=== Given problem ===
Set down the full listing exactly as given. Any pictures are to be left out.

=== Data excerpt ===
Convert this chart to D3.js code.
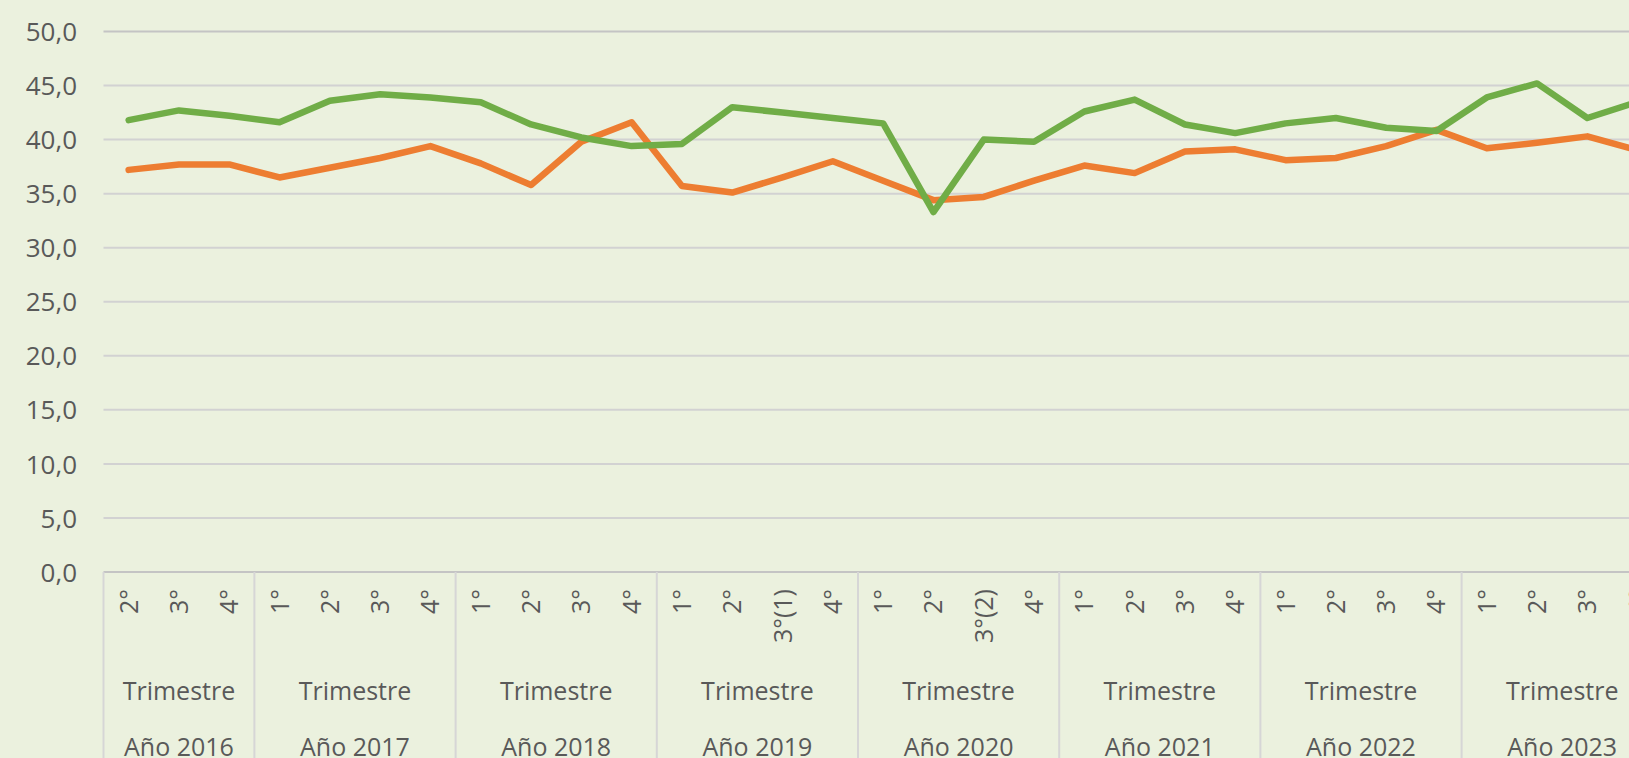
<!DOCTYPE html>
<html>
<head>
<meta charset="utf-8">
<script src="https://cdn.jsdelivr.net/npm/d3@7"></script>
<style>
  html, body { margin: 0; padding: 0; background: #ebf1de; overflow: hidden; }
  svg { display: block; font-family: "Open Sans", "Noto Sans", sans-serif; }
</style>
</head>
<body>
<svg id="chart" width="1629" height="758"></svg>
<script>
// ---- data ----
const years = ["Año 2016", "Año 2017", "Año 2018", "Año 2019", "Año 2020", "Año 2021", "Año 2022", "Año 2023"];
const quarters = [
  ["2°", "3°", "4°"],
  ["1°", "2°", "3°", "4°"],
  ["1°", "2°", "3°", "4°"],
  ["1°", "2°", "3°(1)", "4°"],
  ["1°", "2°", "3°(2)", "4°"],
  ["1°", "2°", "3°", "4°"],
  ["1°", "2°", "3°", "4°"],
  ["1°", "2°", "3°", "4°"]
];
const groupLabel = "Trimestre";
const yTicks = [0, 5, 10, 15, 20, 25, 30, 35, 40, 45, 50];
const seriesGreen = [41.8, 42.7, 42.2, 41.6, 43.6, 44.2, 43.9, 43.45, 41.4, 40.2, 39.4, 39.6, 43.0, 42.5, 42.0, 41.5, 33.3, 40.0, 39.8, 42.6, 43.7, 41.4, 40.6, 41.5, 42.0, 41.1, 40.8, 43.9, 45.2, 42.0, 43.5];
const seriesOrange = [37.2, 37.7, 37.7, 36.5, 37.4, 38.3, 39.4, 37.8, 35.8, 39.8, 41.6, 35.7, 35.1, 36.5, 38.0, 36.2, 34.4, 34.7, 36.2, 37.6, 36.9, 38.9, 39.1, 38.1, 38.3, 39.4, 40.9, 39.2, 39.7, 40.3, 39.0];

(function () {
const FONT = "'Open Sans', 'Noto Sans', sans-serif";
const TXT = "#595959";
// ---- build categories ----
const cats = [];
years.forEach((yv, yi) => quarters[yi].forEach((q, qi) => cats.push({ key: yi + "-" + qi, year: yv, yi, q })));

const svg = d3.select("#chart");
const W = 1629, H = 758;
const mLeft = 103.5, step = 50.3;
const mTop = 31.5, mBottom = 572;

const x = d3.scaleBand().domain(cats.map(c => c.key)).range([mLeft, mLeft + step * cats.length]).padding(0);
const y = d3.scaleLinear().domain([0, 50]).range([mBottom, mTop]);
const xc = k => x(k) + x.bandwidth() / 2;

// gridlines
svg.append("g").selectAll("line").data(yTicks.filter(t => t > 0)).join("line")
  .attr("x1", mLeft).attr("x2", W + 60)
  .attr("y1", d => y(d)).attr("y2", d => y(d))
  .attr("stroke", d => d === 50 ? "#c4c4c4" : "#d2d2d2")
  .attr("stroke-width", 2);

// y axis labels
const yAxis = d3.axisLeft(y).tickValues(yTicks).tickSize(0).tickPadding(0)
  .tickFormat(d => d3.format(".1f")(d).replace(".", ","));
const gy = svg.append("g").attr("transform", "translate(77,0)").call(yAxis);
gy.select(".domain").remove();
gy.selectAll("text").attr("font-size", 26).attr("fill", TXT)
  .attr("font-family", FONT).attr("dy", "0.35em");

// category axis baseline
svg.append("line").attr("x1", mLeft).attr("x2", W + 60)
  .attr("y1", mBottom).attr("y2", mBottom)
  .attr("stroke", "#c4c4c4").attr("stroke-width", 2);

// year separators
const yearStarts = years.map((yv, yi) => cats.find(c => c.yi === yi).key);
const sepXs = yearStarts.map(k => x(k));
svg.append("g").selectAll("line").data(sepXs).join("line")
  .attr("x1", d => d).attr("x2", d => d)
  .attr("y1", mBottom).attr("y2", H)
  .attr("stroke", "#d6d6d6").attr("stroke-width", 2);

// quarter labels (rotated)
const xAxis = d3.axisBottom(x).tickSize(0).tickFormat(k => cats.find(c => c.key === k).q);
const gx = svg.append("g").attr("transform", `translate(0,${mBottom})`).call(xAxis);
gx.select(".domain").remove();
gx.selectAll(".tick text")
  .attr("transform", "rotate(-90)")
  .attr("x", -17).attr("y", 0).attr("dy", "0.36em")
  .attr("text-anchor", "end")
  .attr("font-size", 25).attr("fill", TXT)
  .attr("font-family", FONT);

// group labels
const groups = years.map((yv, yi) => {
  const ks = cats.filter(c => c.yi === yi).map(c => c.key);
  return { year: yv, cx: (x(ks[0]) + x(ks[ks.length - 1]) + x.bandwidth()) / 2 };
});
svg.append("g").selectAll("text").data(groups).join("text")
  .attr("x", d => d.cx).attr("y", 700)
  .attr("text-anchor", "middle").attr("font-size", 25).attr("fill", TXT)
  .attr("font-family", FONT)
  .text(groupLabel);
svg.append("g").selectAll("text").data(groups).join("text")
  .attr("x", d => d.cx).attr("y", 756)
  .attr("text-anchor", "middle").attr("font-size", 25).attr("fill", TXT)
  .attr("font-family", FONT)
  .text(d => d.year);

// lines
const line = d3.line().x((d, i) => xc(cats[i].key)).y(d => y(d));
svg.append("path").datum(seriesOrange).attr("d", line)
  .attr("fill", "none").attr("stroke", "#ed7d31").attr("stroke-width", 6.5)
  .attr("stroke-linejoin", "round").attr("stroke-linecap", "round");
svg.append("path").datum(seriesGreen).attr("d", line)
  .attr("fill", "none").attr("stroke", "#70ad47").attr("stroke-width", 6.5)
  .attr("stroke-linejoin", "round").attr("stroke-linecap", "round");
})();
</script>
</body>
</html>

=== Exercise result ===
Convert this chart to D3.js code.
<!DOCTYPE html>
<html>
<head>
<meta charset="utf-8">
<script src="https://cdn.jsdelivr.net/npm/d3@7"></script>
<style>
  html, body { margin: 0; padding: 0; background: #ebf1de; overflow: hidden; }
  svg { display: block; font-family: "Open Sans", "Noto Sans", sans-serif; }
</style>
</head>
<body>
<svg id="chart" width="1629" height="758"></svg>
<script>
// ---- data ----
const years = ["Año 2016", "Año 2017", "Año 2018", "Año 2019", "Año 2020", "Año 2021", "Año 2022", "Año 2023"];
const quarters = [
  ["2°", "3°", "4°"],
  ["1°", "2°", "3°", "4°"],
  ["1°", "2°", "3°", "4°"],
  ["1°", "2°", "3°(1)", "4°"],
  ["1°", "2°", "3°(2)", "4°"],
  ["1°", "2°", "3°", "4°"],
  ["1°", "2°", "3°", "4°"],
  ["1°", "2°", "3°", "4°"]
];
const groupLabel = "Trimestre";
const yTicks = [0, 5, 10, 15, 20, 25, 30, 35, 40, 45, 50];
const seriesGreen = [41.8, 42.7, 42.2, 41.6, 43.6, 44.2, 43.9, 43.45, 41.4, 40.2, 39.4, 39.6, 43.0, 42.5, 42.0, 41.5, 33.3, 40.0, 39.8, 42.6, 43.7, 41.4, 40.6, 41.5, 42.0, 41.1, 40.8, 43.9, 45.2, 42.0, 43.5];
const seriesOrange = [37.2, 37.7, 37.7, 36.5, 37.4, 38.3, 39.4, 37.8, 35.8, 39.8, 41.6, 35.7, 35.1, 36.5, 38.0, 36.2, 34.4, 34.7, 36.2, 37.6, 36.9, 38.9, 39.1, 38.1, 38.3, 39.4, 40.9, 39.2, 39.7, 40.3, 39.0];

(function () {
const FONT = "'Open Sans', 'Noto Sans', sans-serif";
const TXT = "#595959";
// ---- build categories ----
const cats = [];
years.forEach((yv, yi) => quarters[yi].forEach((q, qi) => cats.push({ key: yi + "-" + qi, year: yv, yi, q })));

const svg = d3.select("#chart");
const W = 1629, H = 758;
const mLeft = 103.5, step = 50.3;
const mTop = 31.5, mBottom = 572;

const x = d3.scaleBand().domain(cats.map(c => c.key)).range([mLeft, mLeft + step * cats.length]).padding(0);
const y = d3.scaleLinear().domain([0, 50]).range([mBottom, mTop]);
const xc = k => x(k) + x.bandwidth() / 2;

// gridlines
svg.append("g").selectAll("line").data(yTicks.filter(t => t > 0)).join("line")
  .attr("x1", mLeft).attr("x2", W + 60)
  .attr("y1", d => y(d)).attr("y2", d => y(d))
  .attr("stroke", d => d === 50 ? "#c4c4c4" : "#d2d2d2")
  .attr("stroke-width", 2);

// y axis labels
const yAxis = d3.axisLeft(y).tickValues(yTicks).tickSize(0).tickPadding(0)
  .tickFormat(d => d3.format(".1f")(d).replace(".", ","));
const gy = svg.append("g").attr("transform", "translate(77,0)").call(yAxis);
gy.select(".domain").remove();
gy.selectAll("text").attr("font-size", 26).attr("fill", TXT)
  .attr("font-family", FONT).attr("dy", "0.35em");

// category axis baseline
svg.append("line").attr("x1", mLeft).attr("x2", W + 60)
  .attr("y1", mBottom).attr("y2", mBottom)
  .attr("stroke", "#c4c4c4").attr("stroke-width", 2);

// year separators
const yearStarts = years.map((yv, yi) => cats.find(c => c.yi === yi).key);
const sepXs = yearStarts.map(k => x(k));
svg.append("g").selectAll("line").data(sepXs).join("line")
  .attr("x1", d => d).attr("x2", d => d)
  .attr("y1", mBottom).attr("y2", H)
  .attr("stroke", "#d6d6d6").attr("stroke-width", 2);

// quarter labels (rotated)
const xAxis = d3.axisBottom(x).tickSize(0).tickFormat(k => cats.find(c => c.key === k).q);
const gx = svg.append("g").attr("transform", `translate(0,${mBottom})`).call(xAxis);
gx.select(".domain").remove();
gx.selectAll(".tick text")
  .attr("transform", "rotate(-90)")
  .attr("x", -17).attr("y", 0).attr("dy", "0.36em")
  .attr("text-anchor", "end")
  .attr("font-size", 25).attr("fill", TXT)
  .attr("font-family", FONT);

// group labels
const groups = years.map((yv, yi) => {
  const ks = cats.filter(c => c.yi === yi).map(c => c.key);
  return { year: yv, cx: (x(ks[0]) + x(ks[ks.length - 1]) + x.bandwidth()) / 2 };
});
svg.append("g").selectAll("text").data(groups).join("text")
  .attr("x", d => d.cx).attr("y", 700)
  .attr("text-anchor", "middle").attr("font-size", 25).attr("fill", TXT)
  .attr("font-family", FONT)
  .text(groupLabel);
svg.append("g").selectAll("text").data(groups).join("text")
  .attr("x", d => d.cx).attr("y", 756)
  .attr("text-anchor", "middle").attr("font-size", 25).attr("fill", TXT)
  .attr("font-family", FONT)
  .text(d => d.year);

// lines
const line = d3.line().x((d, i) => xc(cats[i].key)).y(d => y(d));
svg.append("path").datum(seriesOrange).attr("d", line)
  .attr("fill", "none").attr("stroke", "#ed7d31").attr("stroke-width", 6.5)
  .attr("stroke-linejoin", "round").attr("stroke-linecap", "round");
svg.append("path").datum(seriesGreen).attr("d", line)
  .attr("fill", "none").attr("stroke", "#70ad47").attr("stroke-width", 6.5)
  .attr("stroke-linejoin", "round").attr("stroke-linecap", "round");
})();
</script>
</body>
</html>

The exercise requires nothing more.